The multiple TVs around a local sports bar last summer showed all the following games: baseball, football, tennis, soccer, basketball, and golf. Most of the time, on all the screens, the focus was on the ball. Was it in or out, high or low, over the line? Was it fairly or accurately caught, kicked, hit, thrown, or bounced? On such decisions rested winning, glory, the cheers of fans, and lots of money.
The appeal of such sports, of course, comes not from just the ball but also from the intensity of the contest to control it and score with it. Still, it’s striking to me that the simple ball is the central device for all that grunting conflict. True, there are competitive sports without balls, including racing, fencing, and wrestling. But for centuries now, if you’ve wanted to get together with your pals and show those other guys a thing or two and have some fun in the process with no real harm done, you bring a ball.
Balls have advantages. They are unbiased but tricky. They don’t bleed, scream or break, but they can bounce oddly and spin past their target at the most frustrating times. A ball is nothing by itself and everything to those who use it skillfully. It demands discipline: a foul ball or a “dead” ball—out of bounds or out of play—offers nothing. The ball offers the pitcher, passer, kicker or other player the best opportunity and no guarantees.
Competitive games with balls draw on a long history of acting out social fears and conflicts through rituals. In his book Ball, Bat, and Bishop: The Origin of Ball Games (1947, 2001), Robert Henderson asserts that “all modern games played with bat and ball descend from one common source; an ancient fertility rite observed by Priest-Kings in the Egypt of the Pyramids” (4). For the early Egyptians as for many societies, the return of the growing season after the darkness of winter was a life-and-death matter. In Egypt, the ritual reenactments of Spring centered on Osiris, the god of agriculture, killed by his evil brother Set, who dismembers Osiris’ body and scatters the twenty-four pieces across Egypt. Osiris returns to life in the form of the fertility of the Nile Valley each year.

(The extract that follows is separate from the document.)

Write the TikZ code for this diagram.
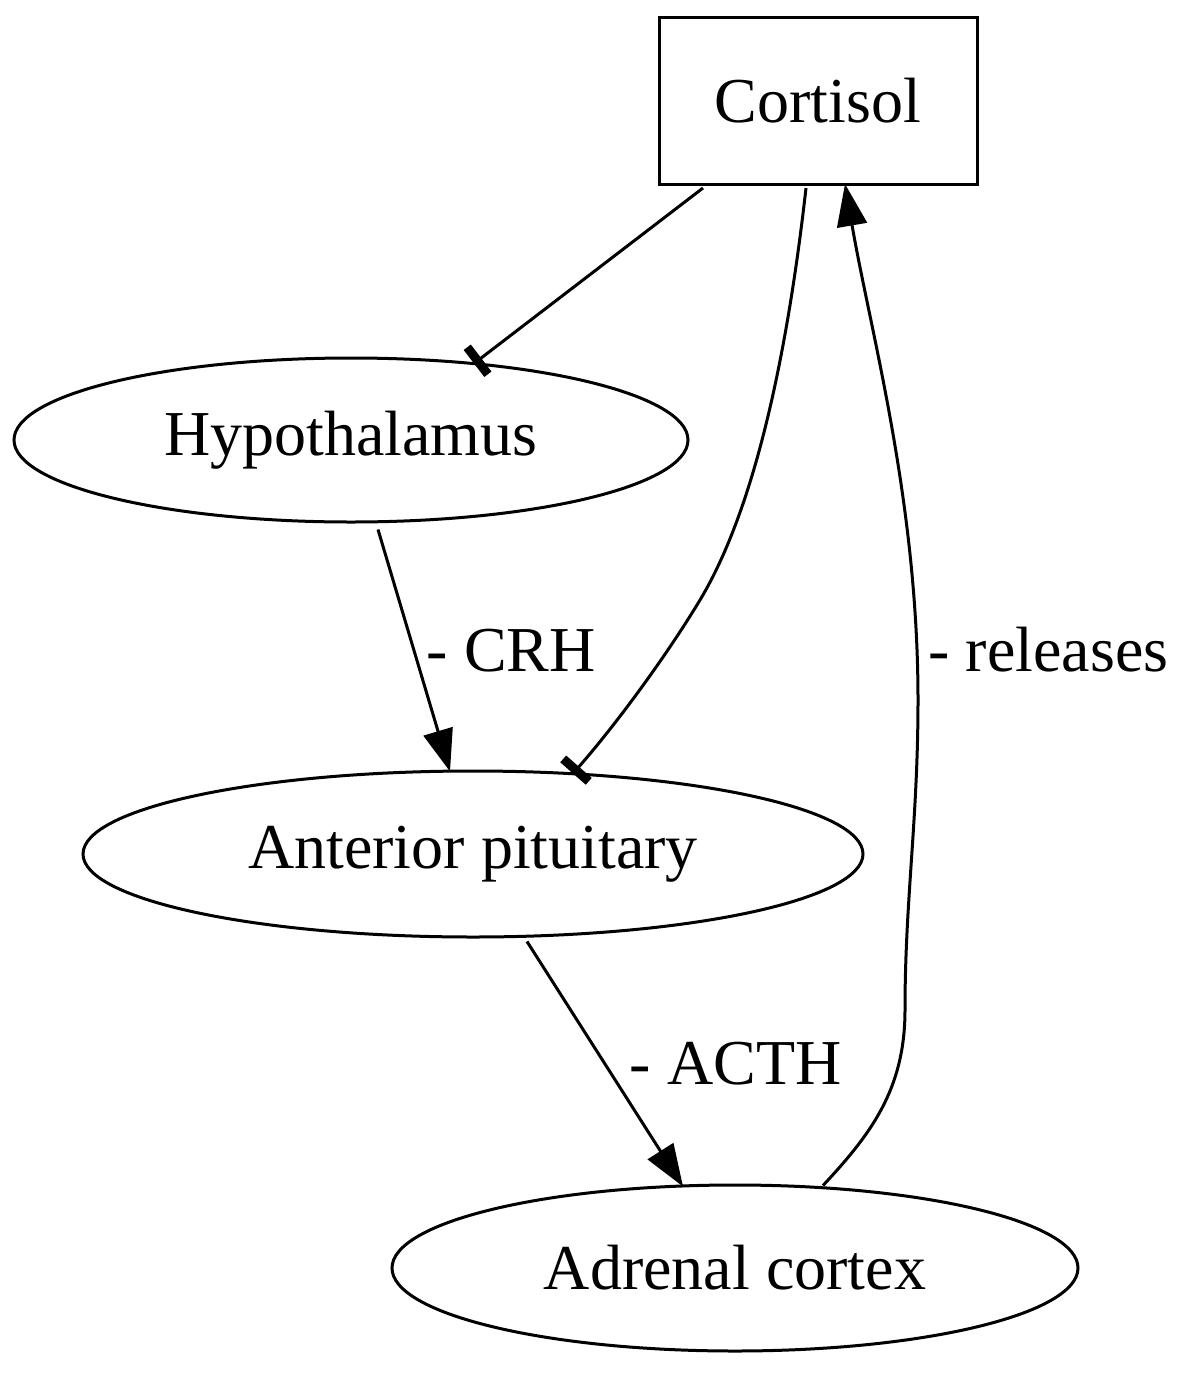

Similar ritual reenactments across cultures between darkness and renewal included a sacred object of some kind, a body part or symbol representing triumph and fertility. In the myth of Osiris, it was his phallus. On the other side of the world, in the Mayan ball games dating from about 1400 B.C.E., it could be the severed head of the losing team’s captain. In other cultures, it was the head of a king.
Such antecedents of today’s ball games seem remote, but consider the similarities. Like the ancient rituals, sports today are organized as an annual series of contests that start fresh each year. And though some sports today may be played year round, we still refer to their “seasons” and to players as having, for example, a “memorable season.”
And part of the appeal of ball games has long been the festive and “unruly crowd” that strains against the rules and procedures of play. The games celebrated Spring, after all, and fertility is sexual as well as agricultural. In rural England and Europe, the opposing teams were often the married men versus the unmarried men. And even more surprising today are descriptions of the crowds of people playing on each of two teams. Illustrations show swarms of them pulling and shoving in a rugby-like struggle for a ball, or mobs scrambling after a single ball with what look like today’s field hockey sticks. These mass competitions were the ancestors of not only hockey itself but also lacrosse, polo, cricket and baseball.
The Church in Europe did what it could to reign in such pagan festivities and to connect to them as well. Henderson writes that on Easter Mondays in southern France, celebrants were invited to the Archbishop’s Palace for an Easter meal, “after which the Archbishop threw a ball amongst the assembled people, who promptly played a game of ball” (37).
As the agricultural era gave way to the industrial age in the early nineteenth century, men and women left the fields and worked instead in factories. Ball games took place in the off-hours. But crowds, fun, and bragging rights remained the themes. The song “Take me out to the ball game,” an instant hit in 1908, were the words of a young woman to her beau about where she wanted go on their date. Sports become marketable entertainment.
Despite its commercialization, we’re still drawn to the mix of the player’s skills and ambitions, the surprising moments, the dependable rules and rituals, and the suspense of where the fast, tough little object on which everything depends, will go. Orderliness tries to rein in energy: Players fight and take the penalty. Champagne erupts after victories but off the field. Cheerleaders and players are not allowed to date. Crowds have been moved off the field and into the grandstands and bars but still cheer and jeer. With deeper roots in our history and our psyches than we knew, the games go on.